Abstract

This paper deals with structural damage detection using measured frequency response functions (FRFs) as input data to artificial neural networks (ANNs). A major obstacle, the impracticality of using full-size FRF data with ANNs, was circumvented by applying a principal component analysis (PCA)-based data reduction technique to the measured FRFs. The compressed FRFs, represented by their projection onto the most significant principal components, were then used as the ANN input variables instead of the raw FRF data. The output is a prediction for the actual state of the specimen, i.e., healthy or damaged. A further advantage of this particular approach was found to be the ability to deal with relatively high measurement noise, which is of common occurrence when dealing with industrial structures.
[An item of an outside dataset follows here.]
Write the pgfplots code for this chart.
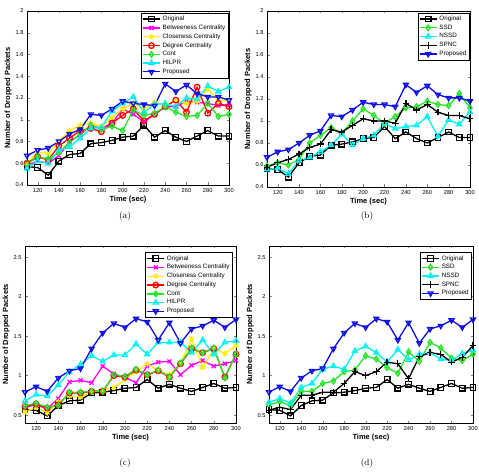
\documentclass[border=0pt]{standalone}
\usepackage{fontspec}
\usepackage{pgfplots}
\usepackage{pgfplotstable}
\pgfplotsset{compat=1.18}
\newfontfamily\af{Liberation Sans}

\definecolor{cmag}{rgb}{1,0,1}
\definecolor{cyel}{rgb}{1,0.95,0}
\definecolor{cred}{rgb}{1,0,0}
\definecolor{cgrn}{rgb}{0.15,0.9,0.15}
\definecolor{ccya}{rgb}{0,0.95,0.95}
\definecolor{cblu}{rgb}{0.05,0.05,0.9}

% Scenario 1: centrality-based schemes
\pgfplotstableread{
t   orig bet  clo  deg  cont hil  prop
110 0.57 0.58 0.60 0.60 0.59 0.55 0.67
120 0.56 0.62 0.70 0.66 0.66 0.62 0.72
130 0.49 0.60 0.69 0.63 0.64 0.60 0.74
140 0.62 0.67 0.80 0.76 0.70 0.72 0.80
150 0.68 0.80 0.90 0.83 0.79 0.75 0.87
160 0.69 0.86 0.95 0.90 0.87 0.83 0.91
170 0.78 0.95 0.97 0.92 0.95 0.92 1.05
180 0.79 0.92 0.94 0.89 0.91 0.93 1.04
190 0.81 0.97 1.02 0.97 0.94 1.08 1.10
200 0.84 1.10 1.10 1.04 0.90 1.15 1.17
210 0.85 1.05 1.15 1.10 1.09 1.21 1.15
220 0.95 0.98 1.10 0.99 1.04 1.07 1.14
230 0.84 1.05 1.16 1.05 1.06 1.14 1.13
240 0.90 1.12 1.14 1.12 1.12 1.15 1.33
250 0.84 1.12 1.17 1.18 1.07 1.12 1.26
260 0.80 1.17 1.15 1.07 1.03 1.20 1.32
270 0.85 1.16 1.17 1.30 1.04 1.19 1.24
280 0.90 1.15 1.28 1.06 1.15 1.31 1.21
290 0.85 1.13 1.17 1.15 1.03 1.26 1.21
300 0.85 1.14 1.18 1.12 1.05 1.30 1.18
}\tabA

% Scenario 1: degree-based schemes
\pgfplotstableread{
t   orig ssd  nssd spnc prop
110 0.57 0.59 0.56 0.58 0.67
120 0.56 0.62 0.57 0.62 0.72
130 0.49 0.60 0.52 0.65 0.74
140 0.62 0.65 0.64 0.70 0.80
150 0.68 0.80 0.67 0.76 0.87
160 0.69 0.87 0.72 0.79 0.91
170 0.78 0.94 0.78 0.92 1.05
180 0.79 0.89 0.88 0.90 1.04
190 0.81 1.00 0.78 0.96 1.10
200 0.84 1.11 0.84 1.02 1.17
210 0.85 1.05 0.87 1.00 1.15
220 0.95 0.98 0.98 1.00 1.15
230 0.84 1.04 0.93 0.98 1.13
240 0.90 1.12 0.95 1.16 1.33
250 0.84 1.13 0.96 1.10 1.26
260 0.80 1.18 1.04 1.15 1.32
270 0.85 1.15 0.86 1.08 1.24
280 0.90 1.14 1.01 1.05 1.21
290 0.85 1.25 0.97 1.05 1.21
300 0.85 1.12 1.08 1.02 1.18
}\tabB

% Scenario 2: centrality-based schemes
\pgfplotstableread{
t   orig bet  clo  deg  cont hil  prop
110 0.57 0.60 0.54 0.61 0.62 0.68 0.79
120 0.56 0.63 0.60 0.64 0.65 0.76 0.86
130 0.49 0.58 0.53 0.59 0.60 0.74 0.80
140 0.62 0.71 0.67 0.63 0.62 0.88 0.97
150 0.68 0.92 0.74 0.78 0.79 1.05 1.06
160 0.69 0.94 0.73 0.78 0.79 1.14 1.09
170 0.78 0.91 0.79 0.80 0.80 1.25 1.34
180 0.79 1.12 0.82 0.80 0.80 1.18 1.54
190 0.81 1.02 0.85 1.00 1.01 1.26 1.66
200 0.84 0.98 0.95 0.98 0.99 1.26 1.61
210 0.85 0.91 1.05 1.07 1.08 1.40 1.72
220 0.95 1.12 1.15 1.01 1.01 1.27 1.68
230 0.84 1.17 1.06 1.06 1.07 1.42 1.45
240 0.89 1.18 1.01 0.98 0.98 1.42 1.67
250 0.84 1.01 1.15 1.15 1.16 1.42 1.41
260 0.80 1.13 1.47 1.34 1.35 1.29 1.59
270 0.85 1.19 1.10 1.29 1.29 1.45 1.63
280 0.90 1.12 1.34 1.34 1.35 1.27 1.70
290 0.84 1.15 1.28 0.98 0.97 1.42 1.61
300 0.85 1.19 1.38 1.27 1.27 1.44 1.71
}\tabC

% Scenario 2: degree-based schemes
\pgfplotstableread{
t   orig ssd  nssd spnc prop
110 0.57 0.63 0.66 0.56 0.79
120 0.56 0.67 0.71 0.60 0.86
130 0.49 0.62 0.65 0.57 0.80
140 0.62 0.80 0.85 0.75 0.97
150 0.68 0.80 0.90 0.75 1.06
160 0.69 0.90 1.08 0.79 1.09
170 0.78 0.93 1.12 0.79 1.34
180 0.79 1.05 1.08 0.90 1.54
190 0.81 1.07 1.31 1.05 1.66
200 0.84 1.25 1.37 1.00 1.61
210 0.85 1.21 1.29 1.05 1.72
220 0.95 1.10 1.17 1.17 1.68
230 0.84 1.03 1.33 1.15 1.45
240 0.89 1.30 1.20 0.96 1.67
250 0.84 1.18 1.27 1.24 1.41
260 0.80 1.42 1.29 1.29 1.59
270 0.85 1.35 1.21 1.27 1.63
280 0.90 1.22 1.19 1.17 1.70
290 0.84 1.19 1.28 1.23 1.61
300 0.85 1.27 1.32 1.38 1.71
}\tabD

\pgfplotsset{
  panel/.style={
    scale only axis,
    xmin=110, xmax=300,
    xtick={120,140,...,300},
    tick align=inside,
    major tick length=2.5pt,
    xlabel={Time (sec)},
    ylabel={Number of Dropped Packets},
    label style={font=\af\bfseries\fontsize{7.5}{8}\selectfont},
    xlabel style={yshift=3pt},
    ylabel style={yshift=-3pt},
    tick label style={font=\af\fontsize{5.7}{6}\selectfont},
    /pgf/number format/assume math mode=true,
    axis line style={line width=0.5pt},
    legend cell align=left,
    legend style={font=\af\fontsize{6.3}{7}\selectfont, draw=black,
      inner sep=1pt, row sep=-1.2pt, line width=0.5pt},
    every axis plot/.append style={line width=1.3pt, mark size=2.8pt},
  },
  sq/.style={black, mark=square},
  bt/.style={cmag, mark=x},
  cl/.style={cyel, mark=asterisk},
  dg/.style={cred, mark=o},
  ct/.style={cgrn, mark=diamond},
  hl/.style={ccya, mark=triangle},
  pr/.style={cblu, mark=triangle, mark options={rotate=180}},
  sp/.style={black, mark=+, mark size=3.3pt},
}

\begin{document}
\begin{tikzpicture}
\path[use as bounding box] (0,0) rectangle (479pt,474pt);

% (a)
\begin{axis}[panel, at={(27pt,289pt)}, anchor=south west,
  width=202pt, height=174pt, ymin=0.4, ymax=2, ytick={0.4,0.6,...,2.01},
  legend style={at={(0.998,0.99)}, anchor=north east}]
  \addplot[sq] table[x=t, y=orig] {\tabA}; \addlegendentry{Original}
  \addplot[bt] table[x=t, y=bet] {\tabA}; \addlegendentry{Betweeness Centrality}
  \addplot[cl] table[x=t, y=clo] {\tabA}; \addlegendentry{Closeness Centrality}
  \addplot[dg] table[x=t, y=deg] {\tabA}; \addlegendentry{Degree Centrality}
  \addplot[ct] table[x=t, y=cont] {\tabA}; \addlegendentry{Cont}
  \addplot[hl] table[x=t, y=hil] {\tabA}; \addlegendentry{HILPR}
  \addplot[pr] table[x=t, y=prop] {\tabA}; \addlegendentry{Proposed}
\end{axis}
\node[font=\fontsize{9}{10}\selectfont] at (125pt,258pt) {(a)};

% (b)
\begin{axis}[panel, at={(267pt,287pt)}, anchor=south west,
  width=203pt, height=176pt, ymin=0.4, ymax=2, ytick={0.4,0.6,...,2.01},
  legend style={at={(0.998,0.99)}, anchor=north east}]
  \addplot[sq] table[x=t, y=orig] {\tabB}; \addlegendentry{Original}
  \addplot[ct] table[x=t, y=ssd] {\tabB}; \addlegendentry{SSD}
  \addplot[hl] table[x=t, y=nssd] {\tabB}; \addlegendentry{NSSD}
  \addplot[sp] table[x=t, y=spnc] {\tabB}; \addlegendentry{SPNC}
  \addplot[pr] table[x=t, y=prop] {\tabB}; \addlegendentry{Proposed}
\end{axis}
\node[font=\fontsize{9}{10}\selectfont] at (367pt,258pt) {(b)};

% (c)
\begin{axis}[panel, at={(25pt,51pt)}, anchor=south west,
  width=211pt, height=177pt, ymin=0.4, ymax=2.64, ytick={0.5,1,...,2.5},
  legend style={at={(0.985,0.965)}, anchor=north east}]
  \addplot[sq] table[x=t, y=orig] {\tabC}; \addlegendentry{Original}
  \addplot[bt] table[x=t, y=bet] {\tabC}; \addlegendentry{Betweeness Centrality}
  \addplot[cl] table[x=t, y=clo] {\tabC}; \addlegendentry{Closeness Centrality}
  \addplot[dg] table[x=t, y=deg] {\tabC}; \addlegendentry{Degree Centrality}
  \addplot[ct] table[x=t, y=cont] {\tabC}; \addlegendentry{Cont}
  \addplot[hl] table[x=t, y=hil] {\tabC}; \addlegendentry{HILPR}
  \addplot[pr] table[x=t, y=prop] {\tabC}; \addlegendentry{Proposed}
\end{axis}
\node[font=\fontsize{9}{10}\selectfont] at (125pt,11pt) {(c)};

% (d)
\begin{axis}[panel, at={(269pt,51pt)}, anchor=south west,
  width=204pt, height=177pt, ymin=0.4, ymax=2.64, ytick={0.5,1,...,2.5},
  legend style={at={(0.995,0.965)}, anchor=north east}]
  \addplot[sq] table[x=t, y=orig] {\tabD}; \addlegendentry{Original}
  \addplot[ct] table[x=t, y=ssd] {\tabD}; \addlegendentry{SSD}
  \addplot[hl] table[x=t, y=nssd] {\tabD}; \addlegendentry{NSSD}
  \addplot[sp] table[x=t, y=spnc] {\tabD}; \addlegendentry{SPNC}
  \addplot[pr] table[x=t, y=prop] {\tabD}; \addlegendentry{Proposed}
\end{axis}
\node[font=\fontsize{9}{10}\selectfont] at (367pt,11pt) {(d)};
\end{tikzpicture}
\end{document}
The methodology was applied to the measured FRFs of a railway wheel, each response function having 4096 spectral lines. The available FRF data were grouped into x, y and z direction FRFs and a compression ratio of about 400 was achieved for each direction. Three different networks, each corresponding to a co-ordinate direction, were trained and verified using 80 PCA-compressed FRFs. Twenty compressed FRFs, obtained from further measurements, were used for the actual damage detection tests. Half of the test FRFs were polluted further by adding 5% random noise in order to assess the robustness of the method in the presence of significant experimental noise. The results showed that, in all cases considered, it was possible to distinguish between the healthy and damaged states with very good accuracy and repeatability.